Opinión

Piedras

Acaso no haya en el mundo misterio mayor que un nombre. En el nombre radica la esencia de las cosas. Por eso la inmensidad del mar se contiene, absoluta, en la pequeña palabra ‘mar’. Pero siempre hay, más allá del nombre, un espacio profundo que no puede ser nombrado, que solo puede ser sentido, porque alude a la emoción.

Hace como medio siglo, Gary Dahl, un astuto publicista californiano, escuchó en un bar cómo unos amigos se quejaban de lo molesto que les resultaba cuidar de sus mascotas. Al tipo se le ocurrió la broma de decir que la suya no le daba ningún trabajo porque, sencillamente, era una piedra. La ocurrencia cuajó de tal modo que en los siguientes meses montó una empresa, ‘Pet Rock’, y se calcula que vendió millón y medio de piedras al módico precio de 3.95 dólares (de los años 70 del siglo pasado, toda una fortuna, casi seis millones de dólares). Las presentaba en una cajita, con un mullido suelo de virutas de madera y un manual de instrucciones.

Ahora, en Corea del Sur, uno de los países donde existe un mayor estrés laboral, con semanas de 52 horas de trabajo, se ha puesto de moda que la gente adopte una piedra como mascota. Les ponen nombre y, cuando vuelven a casa, se sientan junto a ellas y les cuentan sus cuitas y pesares.

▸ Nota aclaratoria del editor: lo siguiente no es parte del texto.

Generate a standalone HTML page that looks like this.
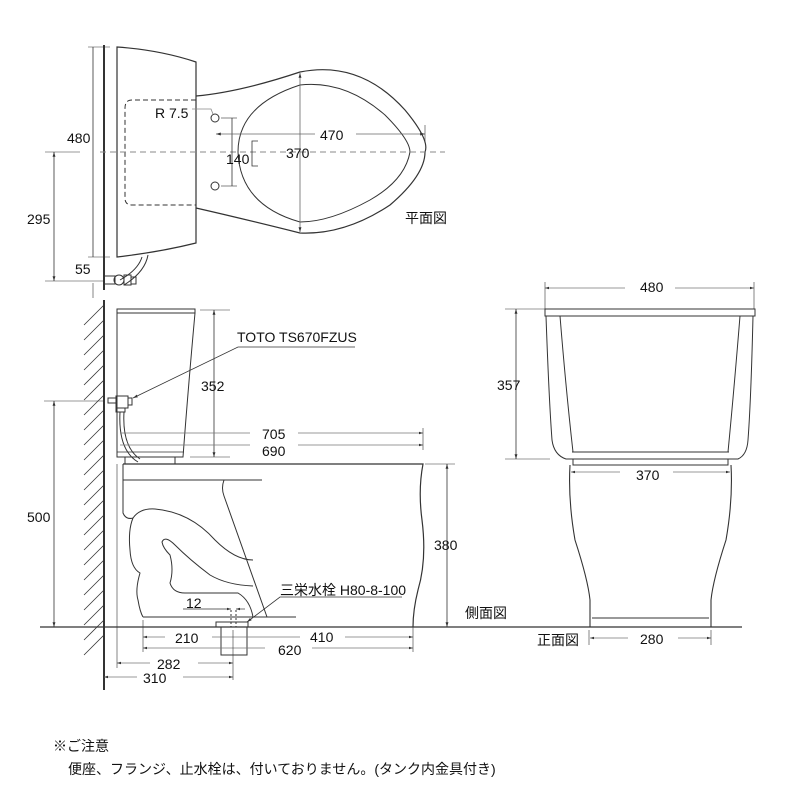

Vivimos tiempos difíciles. Acaso nunca hubo mayor soledad entre la gente que en esta era en la que, se supone, estamos todos interconectados. El individualismo nos lleva al alejamiento y este al desamparo. Hay mucha gente sola por todas partes, por eso sospecho que esta moda surcoreana de amigarse con una piedra no tardará en llegar a nuestra orilla, es solo cuestión de tiempo.

Lo que sucede es que cuando adoptas una piedra como mascota deja de ser una piedra. Hace ya mucho tiempo yo escribí sobre una que viene acompañándome hace décadas: «Tomo en mi mano la piedra./ Lleva años aquí,/ sobre la mesa en la que escribo./ Debe tener miles, millones de años./ Es sin duda más vieja que cualquiera/ de las cosas que me rodean./ Ha sobrevivido a Homero,/ a Virgilio,/ a Onetti,/ y me sobrevivirá a mí/ y a cualquier cosa que yo escriba./ Y sin embargo no es más que una piedra./ Algo invisible en cualquier playa,/ en cualquier camino».

Pero me equivocaba, es más que una piedra. Ya nos enseñó Gertrude Stein en su famosísimo aforismo que «Rosa es una rosa es una rosa es una rosa». Pero más allá de la rosa y su nombre, como más allá de la piedra, hay algo intangible, inefable, inabarcable, la emoción. Una emoción que comienza no en el nombre, sino en el posesivo que le anteponemos: ‘mi piedra’. Y entonces ya es otra cosa, precisamente porque es en ese momento cuando deja de ser una cosa y empieza a ser parte de ti.